### [Dataset section]
"""
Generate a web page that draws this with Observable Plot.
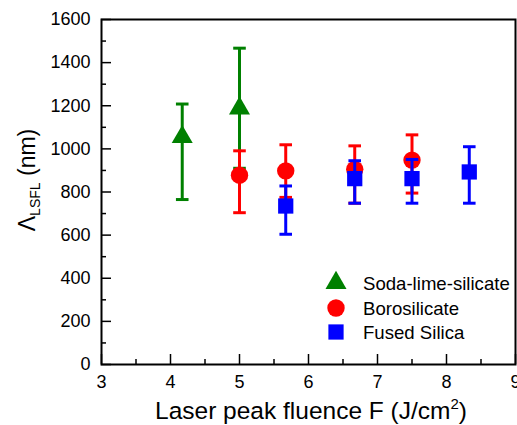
<!DOCTYPE html>
<html>
<head>
<meta charset="utf-8">
<script src="https://cdn.jsdelivr.net/npm/d3@7"></script>
<script src="https://cdn.jsdelivr.net/npm/@observablehq/plot@0.6"></script>
<style>
  html, body { margin: 0; padding: 0; background: #fff; }
</style>
</head>
<body>
<div id="chart"></div>
<script>
// ---- data ----
const xTicks = [3, 4, 5, 6, 7, 8, 9];
const xMinor = [3.5, 4.5, 5.5, 6.5, 7.5, 8.5];
const yTicks = [0, 200, 400, 600, 800, 1000, 1200, 1400, 1600];
const yMinor = [100, 300, 500, 700, 900, 1100, 1300, 1500];

const seriesNames = ["Soda-lime-silicate", "Borosilicate", "Fused Silica"];

const sodaX  = [4.17, 5.0];
const sodaY  = [1055, 1188];
const sodaLo = [765, 910];
const sodaHi = [1208, 1467];

const boroX  = [5.0, 5.67, 6.67, 7.5];
const boroY  = [878, 898, 905, 948];
const boroLo = [704, 775, 748, 795];
const boroHi = [991, 1019, 1014, 1065];

const fusedX  = [5.67, 6.67, 7.5, 8.33];
const fusedY  = [735, 862, 862, 893];
const fusedLo = [604, 748, 748, 748];
const fusedHi = [828, 945, 951, 1010];

// ---- build tables ----
function table(xs, ys, lo, hi) {
  return xs.map((x, i) => ({x, y: ys[i], lo: lo[i], hi: hi[i]}));
}
const series = [
  {name: seriesNames[0], data: table(sodaX, sodaY, sodaLo, sodaHi), color: "#008000", symbol: "triangle", r: 7.8},
  {name: seriesNames[1], data: table(boroX, boroY, boroLo, boroHi), color: "#ff0000", symbol: "circle", r: 8.7},
  {name: seriesNames[2], data: table(fusedX, fusedY, fusedLo, fusedHi), color: "#0000ff", symbol: "square", r: 8.6}
];

const W = 517, H = 425;
const mL = 101, mR = 2, mT = 19, mB = 61;
const plotW = W - mL - mR, plotH = H - mT - mB;

const capSymbol = {
  draw(ctx) { ctx.moveTo(-6.3, 0); ctx.lineTo(6.3, 0); }
};

const marks = [];
for (const s of series) {
  marks.push(Plot.ruleX(s.data, {x: "x", y1: "lo", y2: "hi", stroke: s.color, strokeWidth: 3}));
  marks.push(Plot.dot(s.data, {x: "x", y: "lo", symbol: capSymbol, r: 5, fill: "none", stroke: s.color, strokeWidth: 3}));
  marks.push(Plot.dot(s.data, {x: "x", y: "hi", symbol: capSymbol, r: 5, fill: "none", stroke: s.color, strokeWidth: 3}));
  marks.push(Plot.dot(s.data, {x: "x", y: "y", symbol: s.symbol, r: s.r, fill: s.color, stroke: "none"}));
}

const chart = Plot.plot({
  width: W,
  height: H,
  marginLeft: mL,
  marginRight: mR,
  marginTop: mT,
  marginBottom: mB,
  style: {fontFamily: "'Liberation Sans', Arial, sans-serif", background: "#fff", color: "#000"},
  x: {domain: [3, 9], axis: null},
  y: {domain: [0, 1600], axis: null},
  marks: [
    // inward ticks
    Plot.tickX(xTicks, {x: d => d, insetTop: plotH - 10, stroke: "#000", strokeWidth: 1.5}),
    Plot.tickX(xMinor, {x: d => d, insetTop: plotH - 5, stroke: "#000", strokeWidth: 1.5}),
    Plot.tickY(yTicks, {y: d => d, insetRight: plotW - 10, stroke: "#000", strokeWidth: 1.5}),
    Plot.tickY(yMinor, {y: d => d, insetRight: plotW - 5, stroke: "#000", strokeWidth: 1.5}),
    Plot.axisX(xTicks, {tickSize: 0, tickPadding: 11, fontSize: 18, label: null, tickFormat: d => String(d)}),
    Plot.axisY(yTicks, {tickSize: 0, tickPadding: 11, fontSize: 18, label: null, tickFormat: d => String(d)}),
    ...marks,
    Plot.frame({stroke: "#000", strokeWidth: 2})
  ]
});

document.getElementById("chart").appendChild(chart);

// ---- axis titles and legend ----
const svg = d3.select(chart);
const font = "'Liberation Sans', Arial, sans-serif";

const xl = svg.append("text")
  .attr("x", 311)
  .attr("y", 419)
  .attr("text-anchor", "middle")
  .attr("font-family", font)
  .attr("font-size", 24.5)
  .attr("fill", "#000");
xl.append("tspan").text("Laser peak fluence F (J/cm");
xl.append("tspan").attr("font-size", 15).attr("dy", -10).text("2");
xl.append("tspan").attr("dy", 10).text(")");

const yl = svg.append("text")
  .attr("transform", "translate(35,180) rotate(-90)")
  .attr("text-anchor", "middle")
  .attr("font-family", font)
  .attr("font-size", 23)
  .attr("fill", "#000");
yl.append("tspan").text("Λ");
yl.append("tspan").attr("font-size", 14).attr("dy", 5).text("LSFL");
yl.append("tspan").attr("dy", -5).text(" (nm)");

const legend = svg.append("g");
const legendYs = [283, 308, 332];
series.forEach((s, i) => {
  const sym = s.symbol === "triangle" ? d3.symbolTriangle : s.symbol === "circle" ? d3.symbolCircle : d3.symbolSquare;
  legend.append("path")
    .attr("transform", `translate(336,${legendYs[i]})`)
    .attr("d", d3.symbol(sym, Math.PI * s.r * s.r)())
    .attr("fill", s.color);
  legend.append("text")
    .attr("x", 363)
    .attr("y", legendYs[i])
    .attr("dy", "0.35em")
    .attr("text-anchor", "start")
    .attr("font-family", font)
    .attr("font-size", 18.6)
    .attr("fill", "#000")
    .text(s.name);
});
</script>
</body>
</html>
"""
### [Work to complete]
Restate the whole listing above exactly, please, omitting every image.

### [Full answer]
Generate a web page that draws this with Observable Plot.
<!DOCTYPE html>
<html>
<head>
<meta charset="utf-8">
<script src="https://cdn.jsdelivr.net/npm/d3@7"></script>
<script src="https://cdn.jsdelivr.net/npm/@observablehq/plot@0.6"></script>
<style>
  html, body { margin: 0; padding: 0; background: #fff; }
</style>
</head>
<body>
<div id="chart"></div>
<script>
// ---- data ----
const xTicks = [3, 4, 5, 6, 7, 8, 9];
const xMinor = [3.5, 4.5, 5.5, 6.5, 7.5, 8.5];
const yTicks = [0, 200, 400, 600, 800, 1000, 1200, 1400, 1600];
const yMinor = [100, 300, 500, 700, 900, 1100, 1300, 1500];

const seriesNames = ["Soda-lime-silicate", "Borosilicate", "Fused Silica"];

const sodaX  = [4.17, 5.0];
const sodaY  = [1055, 1188];
const sodaLo = [765, 910];
const sodaHi = [1208, 1467];

const boroX  = [5.0, 5.67, 6.67, 7.5];
const boroY  = [878, 898, 905, 948];
const boroLo = [704, 775, 748, 795];
const boroHi = [991, 1019, 1014, 1065];

const fusedX  = [5.67, 6.67, 7.5, 8.33];
const fusedY  = [735, 862, 862, 893];
const fusedLo = [604, 748, 748, 748];
const fusedHi = [828, 945, 951, 1010];

// ---- build tables ----
function table(xs, ys, lo, hi) {
  return xs.map((x, i) => ({x, y: ys[i], lo: lo[i], hi: hi[i]}));
}
const series = [
  {name: seriesNames[0], data: table(sodaX, sodaY, sodaLo, sodaHi), color: "#008000", symbol: "triangle", r: 7.8},
  {name: seriesNames[1], data: table(boroX, boroY, boroLo, boroHi), color: "#ff0000", symbol: "circle", r: 8.7},
  {name: seriesNames[2], data: table(fusedX, fusedY, fusedLo, fusedHi), color: "#0000ff", symbol: "square", r: 8.6}
];

const W = 517, H = 425;
const mL = 101, mR = 2, mT = 19, mB = 61;
const plotW = W - mL - mR, plotH = H - mT - mB;

const capSymbol = {
  draw(ctx) { ctx.moveTo(-6.3, 0); ctx.lineTo(6.3, 0); }
};

const marks = [];
for (const s of series) {
  marks.push(Plot.ruleX(s.data, {x: "x", y1: "lo", y2: "hi", stroke: s.color, strokeWidth: 3}));
  marks.push(Plot.dot(s.data, {x: "x", y: "lo", symbol: capSymbol, r: 5, fill: "none", stroke: s.color, strokeWidth: 3}));
  marks.push(Plot.dot(s.data, {x: "x", y: "hi", symbol: capSymbol, r: 5, fill: "none", stroke: s.color, strokeWidth: 3}));
  marks.push(Plot.dot(s.data, {x: "x", y: "y", symbol: s.symbol, r: s.r, fill: s.color, stroke: "none"}));
}

const chart = Plot.plot({
  width: W,
  height: H,
  marginLeft: mL,
  marginRight: mR,
  marginTop: mT,
  marginBottom: mB,
  style: {fontFamily: "'Liberation Sans', Arial, sans-serif", background: "#fff", color: "#000"},
  x: {domain: [3, 9], axis: null},
  y: {domain: [0, 1600], axis: null},
  marks: [
    // inward ticks
    Plot.tickX(xTicks, {x: d => d, insetTop: plotH - 10, stroke: "#000", strokeWidth: 1.5}),
    Plot.tickX(xMinor, {x: d => d, insetTop: plotH - 5, stroke: "#000", strokeWidth: 1.5}),
    Plot.tickY(yTicks, {y: d => d, insetRight: plotW - 10, stroke: "#000", strokeWidth: 1.5}),
    Plot.tickY(yMinor, {y: d => d, insetRight: plotW - 5, stroke: "#000", strokeWidth: 1.5}),
    Plot.axisX(xTicks, {tickSize: 0, tickPadding: 11, fontSize: 18, label: null, tickFormat: d => String(d)}),
    Plot.axisY(yTicks, {tickSize: 0, tickPadding: 11, fontSize: 18, label: null, tickFormat: d => String(d)}),
    ...marks,
    Plot.frame({stroke: "#000", strokeWidth: 2})
  ]
});

document.getElementById("chart").appendChild(chart);

// ---- axis titles and legend ----
const svg = d3.select(chart);
const font = "'Liberation Sans', Arial, sans-serif";

const xl = svg.append("text")
  .attr("x", 311)
  .attr("y", 419)
  .attr("text-anchor", "middle")
  .attr("font-family", font)
  .attr("font-size", 24.5)
  .attr("fill", "#000");
xl.append("tspan").text("Laser peak fluence F (J/cm");
xl.append("tspan").attr("font-size", 15).attr("dy", -10).text("2");
xl.append("tspan").attr("dy", 10).text(")");

const yl = svg.append("text")
  .attr("transform", "translate(35,180) rotate(-90)")
  .attr("text-anchor", "middle")
  .attr("font-family", font)
  .attr("font-size", 23)
  .attr("fill", "#000");
yl.append("tspan").text("Λ");
yl.append("tspan").attr("font-size", 14).attr("dy", 5).text("LSFL");
yl.append("tspan").attr("dy", -5).text(" (nm)");

const legend = svg.append("g");
const legendYs = [283, 308, 332];
series.forEach((s, i) => {
  const sym = s.symbol === "triangle" ? d3.symbolTriangle : s.symbol === "circle" ? d3.symbolCircle : d3.symbolSquare;
  legend.append("path")
    .attr("transform", `translate(336,${legendYs[i]})`)
    .attr("d", d3.symbol(sym, Math.PI * s.r * s.r)())
    .attr("fill", s.color);
  legend.append("text")
    .attr("x", 363)
    .attr("y", legendYs[i])
    .attr("dy", "0.35em")
    .attr("text-anchor", "start")
    .attr("font-family", font)
    .attr("font-size", 18.6)
    .attr("fill", "#000")
    .text(s.name);
});
</script>
</body>
</html>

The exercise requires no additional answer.